Stored data
= = = = = = =

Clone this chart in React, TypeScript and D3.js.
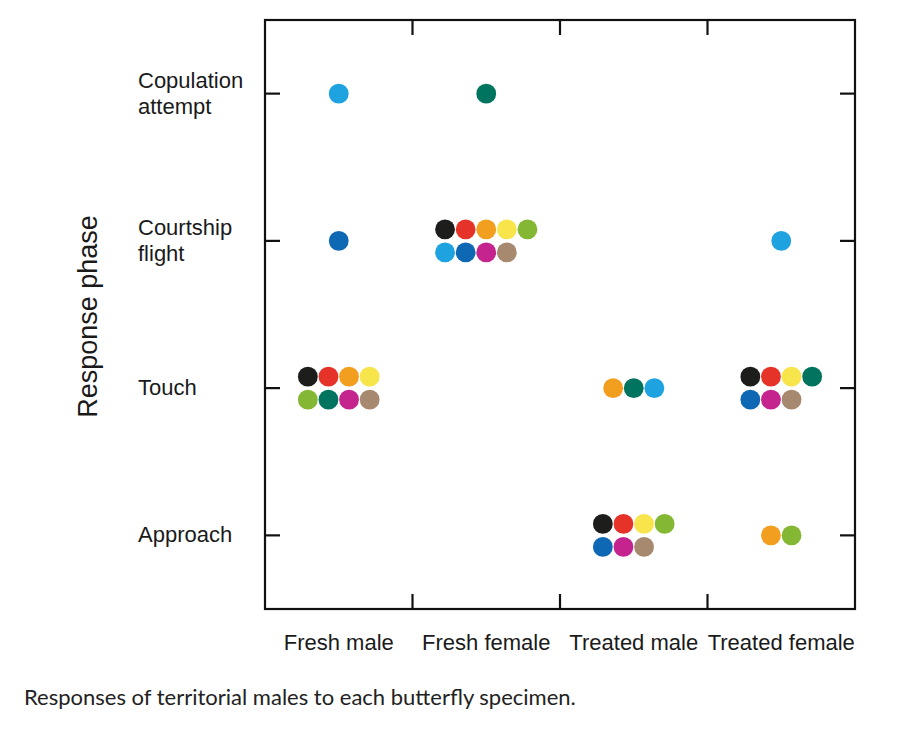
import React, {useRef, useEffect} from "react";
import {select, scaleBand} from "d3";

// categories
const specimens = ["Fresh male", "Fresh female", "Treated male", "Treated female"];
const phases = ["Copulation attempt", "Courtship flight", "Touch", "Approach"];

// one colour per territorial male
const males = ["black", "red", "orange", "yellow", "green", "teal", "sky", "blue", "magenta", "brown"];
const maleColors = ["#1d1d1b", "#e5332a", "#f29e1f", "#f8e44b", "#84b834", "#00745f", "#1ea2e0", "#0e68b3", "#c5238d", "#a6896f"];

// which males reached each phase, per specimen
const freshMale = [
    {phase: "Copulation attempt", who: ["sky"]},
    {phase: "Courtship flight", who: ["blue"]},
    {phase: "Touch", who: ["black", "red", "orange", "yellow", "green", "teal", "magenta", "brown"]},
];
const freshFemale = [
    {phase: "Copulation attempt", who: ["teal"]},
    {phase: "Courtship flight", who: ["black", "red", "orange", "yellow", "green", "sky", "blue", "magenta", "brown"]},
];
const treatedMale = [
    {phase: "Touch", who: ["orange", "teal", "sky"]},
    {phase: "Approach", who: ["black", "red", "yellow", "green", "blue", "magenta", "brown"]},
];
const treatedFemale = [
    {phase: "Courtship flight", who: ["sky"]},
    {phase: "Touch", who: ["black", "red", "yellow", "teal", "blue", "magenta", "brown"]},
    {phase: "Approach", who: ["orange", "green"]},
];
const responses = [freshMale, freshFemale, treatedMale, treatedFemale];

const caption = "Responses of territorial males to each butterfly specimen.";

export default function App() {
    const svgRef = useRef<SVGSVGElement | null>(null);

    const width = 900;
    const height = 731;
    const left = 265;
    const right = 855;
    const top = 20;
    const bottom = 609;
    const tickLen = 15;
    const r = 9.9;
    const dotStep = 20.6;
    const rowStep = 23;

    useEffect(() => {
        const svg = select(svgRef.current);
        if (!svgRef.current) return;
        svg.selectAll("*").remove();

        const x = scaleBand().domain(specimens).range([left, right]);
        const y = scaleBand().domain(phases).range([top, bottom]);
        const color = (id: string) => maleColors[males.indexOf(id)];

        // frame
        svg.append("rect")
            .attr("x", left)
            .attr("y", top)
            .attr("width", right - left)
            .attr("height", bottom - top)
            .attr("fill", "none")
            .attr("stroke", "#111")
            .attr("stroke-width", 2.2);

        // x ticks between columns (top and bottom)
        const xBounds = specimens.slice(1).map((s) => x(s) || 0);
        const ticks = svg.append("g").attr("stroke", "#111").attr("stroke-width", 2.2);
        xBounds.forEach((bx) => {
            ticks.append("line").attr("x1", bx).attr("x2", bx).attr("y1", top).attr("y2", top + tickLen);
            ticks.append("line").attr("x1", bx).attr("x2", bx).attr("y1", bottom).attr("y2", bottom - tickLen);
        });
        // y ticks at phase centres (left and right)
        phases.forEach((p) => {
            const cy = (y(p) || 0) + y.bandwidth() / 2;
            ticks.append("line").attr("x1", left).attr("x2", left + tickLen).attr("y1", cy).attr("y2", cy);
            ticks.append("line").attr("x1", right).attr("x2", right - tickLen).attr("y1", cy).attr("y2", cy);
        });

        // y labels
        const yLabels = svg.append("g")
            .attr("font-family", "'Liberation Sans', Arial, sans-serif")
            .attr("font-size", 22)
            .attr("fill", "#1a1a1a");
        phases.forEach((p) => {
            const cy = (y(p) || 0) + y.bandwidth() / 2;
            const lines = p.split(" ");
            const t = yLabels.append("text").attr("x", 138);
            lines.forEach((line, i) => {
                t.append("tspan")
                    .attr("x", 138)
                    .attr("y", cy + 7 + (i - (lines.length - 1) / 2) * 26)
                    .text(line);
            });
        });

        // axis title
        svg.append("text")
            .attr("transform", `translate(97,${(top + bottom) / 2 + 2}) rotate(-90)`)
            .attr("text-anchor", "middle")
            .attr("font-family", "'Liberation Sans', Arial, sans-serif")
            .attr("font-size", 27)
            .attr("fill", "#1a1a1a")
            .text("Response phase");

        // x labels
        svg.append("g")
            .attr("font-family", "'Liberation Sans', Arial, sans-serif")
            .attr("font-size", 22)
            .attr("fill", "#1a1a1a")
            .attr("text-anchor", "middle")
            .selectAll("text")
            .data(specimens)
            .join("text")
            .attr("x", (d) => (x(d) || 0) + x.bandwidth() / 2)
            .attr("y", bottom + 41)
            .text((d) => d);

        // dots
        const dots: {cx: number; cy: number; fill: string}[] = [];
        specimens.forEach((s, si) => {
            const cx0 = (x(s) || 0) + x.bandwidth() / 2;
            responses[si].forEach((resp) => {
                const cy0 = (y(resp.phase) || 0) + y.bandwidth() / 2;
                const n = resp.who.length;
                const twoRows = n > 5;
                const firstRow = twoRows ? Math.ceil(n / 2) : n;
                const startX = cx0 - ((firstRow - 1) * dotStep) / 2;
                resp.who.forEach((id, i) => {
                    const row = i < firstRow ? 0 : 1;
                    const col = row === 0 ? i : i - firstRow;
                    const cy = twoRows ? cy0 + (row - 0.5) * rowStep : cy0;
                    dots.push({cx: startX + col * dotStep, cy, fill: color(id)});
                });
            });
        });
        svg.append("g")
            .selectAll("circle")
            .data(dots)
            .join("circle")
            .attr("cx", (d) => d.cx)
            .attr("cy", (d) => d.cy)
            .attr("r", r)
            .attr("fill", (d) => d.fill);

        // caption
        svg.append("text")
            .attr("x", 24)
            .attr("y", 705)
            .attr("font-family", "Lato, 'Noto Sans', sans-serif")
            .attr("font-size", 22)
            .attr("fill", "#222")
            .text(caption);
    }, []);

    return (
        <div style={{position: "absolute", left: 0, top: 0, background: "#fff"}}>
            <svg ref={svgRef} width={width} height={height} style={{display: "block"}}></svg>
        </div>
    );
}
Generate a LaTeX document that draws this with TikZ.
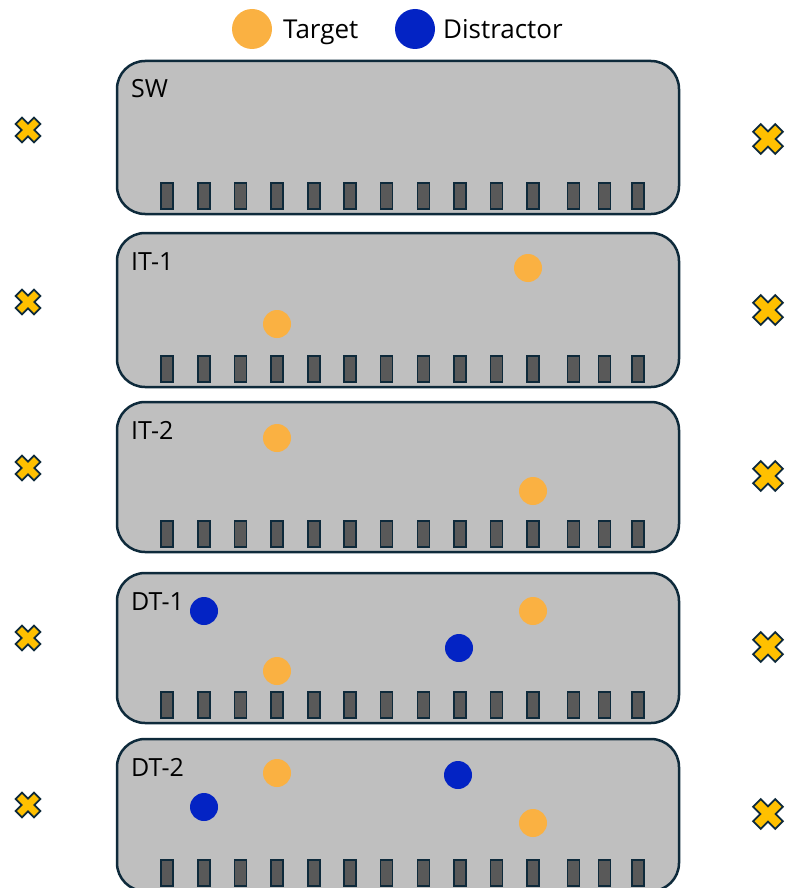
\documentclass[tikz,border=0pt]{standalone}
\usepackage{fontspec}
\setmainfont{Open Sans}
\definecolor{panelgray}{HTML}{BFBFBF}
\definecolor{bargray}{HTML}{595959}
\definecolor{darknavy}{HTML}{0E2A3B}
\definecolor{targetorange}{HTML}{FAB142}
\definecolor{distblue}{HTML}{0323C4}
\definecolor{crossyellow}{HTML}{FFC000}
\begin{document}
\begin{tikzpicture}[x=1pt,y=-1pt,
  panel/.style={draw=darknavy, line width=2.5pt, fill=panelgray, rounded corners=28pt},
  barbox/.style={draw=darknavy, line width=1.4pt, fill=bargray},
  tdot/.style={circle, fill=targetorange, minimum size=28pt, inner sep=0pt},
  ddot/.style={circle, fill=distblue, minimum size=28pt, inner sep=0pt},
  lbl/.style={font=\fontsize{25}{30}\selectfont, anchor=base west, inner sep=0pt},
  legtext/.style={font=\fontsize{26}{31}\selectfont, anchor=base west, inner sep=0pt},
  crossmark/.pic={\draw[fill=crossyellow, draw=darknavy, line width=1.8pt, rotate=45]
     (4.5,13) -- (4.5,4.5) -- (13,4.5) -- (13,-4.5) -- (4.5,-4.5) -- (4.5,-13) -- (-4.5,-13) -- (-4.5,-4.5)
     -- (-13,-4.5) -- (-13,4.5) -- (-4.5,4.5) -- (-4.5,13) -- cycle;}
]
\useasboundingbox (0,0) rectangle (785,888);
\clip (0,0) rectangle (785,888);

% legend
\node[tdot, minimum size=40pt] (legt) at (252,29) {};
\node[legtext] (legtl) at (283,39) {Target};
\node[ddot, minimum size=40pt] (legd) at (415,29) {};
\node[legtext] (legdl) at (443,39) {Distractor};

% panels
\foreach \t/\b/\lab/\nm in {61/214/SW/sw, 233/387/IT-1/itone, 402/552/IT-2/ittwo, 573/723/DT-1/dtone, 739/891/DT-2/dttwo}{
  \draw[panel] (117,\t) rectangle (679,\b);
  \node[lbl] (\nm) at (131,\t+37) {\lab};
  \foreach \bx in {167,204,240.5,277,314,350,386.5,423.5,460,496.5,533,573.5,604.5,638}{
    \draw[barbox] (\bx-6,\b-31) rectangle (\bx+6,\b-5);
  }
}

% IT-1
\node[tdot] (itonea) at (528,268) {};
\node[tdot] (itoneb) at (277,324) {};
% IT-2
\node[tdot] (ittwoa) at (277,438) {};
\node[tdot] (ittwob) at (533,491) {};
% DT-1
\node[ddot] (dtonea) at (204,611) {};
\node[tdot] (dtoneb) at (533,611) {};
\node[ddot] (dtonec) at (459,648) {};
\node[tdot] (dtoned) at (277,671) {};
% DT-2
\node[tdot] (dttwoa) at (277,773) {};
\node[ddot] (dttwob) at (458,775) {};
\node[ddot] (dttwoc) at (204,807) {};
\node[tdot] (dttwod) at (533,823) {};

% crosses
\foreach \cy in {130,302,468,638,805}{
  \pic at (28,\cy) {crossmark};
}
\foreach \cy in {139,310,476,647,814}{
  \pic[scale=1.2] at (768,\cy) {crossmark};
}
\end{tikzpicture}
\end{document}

= = = = = = =

**STATED GOAL:** Take the lines from the first line of the entries through the line with "const color = (id: string)", inclusive, and give them again exactly, minus any pictures.

**EXERCISE ANSWER:**
Clone this chart in React, TypeScript and D3.js.
import React, {useRef, useEffect} from "react";
import {select, scaleBand} from "d3";

// categories
const specimens = ["Fresh male", "Fresh female", "Treated male", "Treated female"];
const phases = ["Copulation attempt", "Courtship flight", "Touch", "Approach"];

// one colour per territorial male
const males = ["black", "red", "orange", "yellow", "green", "teal", "sky", "blue", "magenta", "brown"];
const maleColors = ["#1d1d1b", "#e5332a", "#f29e1f", "#f8e44b", "#84b834", "#00745f", "#1ea2e0", "#0e68b3", "#c5238d", "#a6896f"];

// which males reached each phase, per specimen
const freshMale = [
    {phase: "Copulation attempt", who: ["sky"]},
    {phase: "Courtship flight", who: ["blue"]},
    {phase: "Touch", who: ["black", "red", "orange", "yellow", "green", "teal", "magenta", "brown"]},
];
const freshFemale = [
    {phase: "Copulation attempt", who: ["teal"]},
    {phase: "Courtship flight", who: ["black", "red", "orange", "yellow", "green", "sky", "blue", "magenta", "brown"]},
];
const treatedMale = [
    {phase: "Touch", who: ["orange", "teal", "sky"]},
    {phase: "Approach", who: ["black", "red", "yellow", "green", "blue", "magenta", "brown"]},
];
const treatedFemale = [
    {phase: "Courtship flight", who: ["sky"]},
    {phase: "Touch", who: ["black", "red", "yellow", "teal", "blue", "magenta", "brown"]},
    {phase: "Approach", who: ["orange", "green"]},
];
const responses = [freshMale, freshFemale, treatedMale, treatedFemale];

const caption = "Responses of territorial males to each butterfly specimen.";

export default function App() {
    const svgRef = useRef<SVGSVGElement | null>(null);

    const width = 900;
    const height = 731;
    const left = 265;
    const right = 855;
    const top = 20;
    const bottom = 609;
    const tickLen = 15;
    const r = 9.9;
    const dotStep = 20.6;
    const rowStep = 23;

    useEffect(() => {
        const svg = select(svgRef.current);
        if (!svgRef.current) return;
        svg.selectAll("*").remove();

        const x = scaleBand().domain(specimens).range([left, right]);
        const y = scaleBand().domain(phases).range([top, bottom]);
        const color = (id: string) => maleColors[males.indexOf(id)];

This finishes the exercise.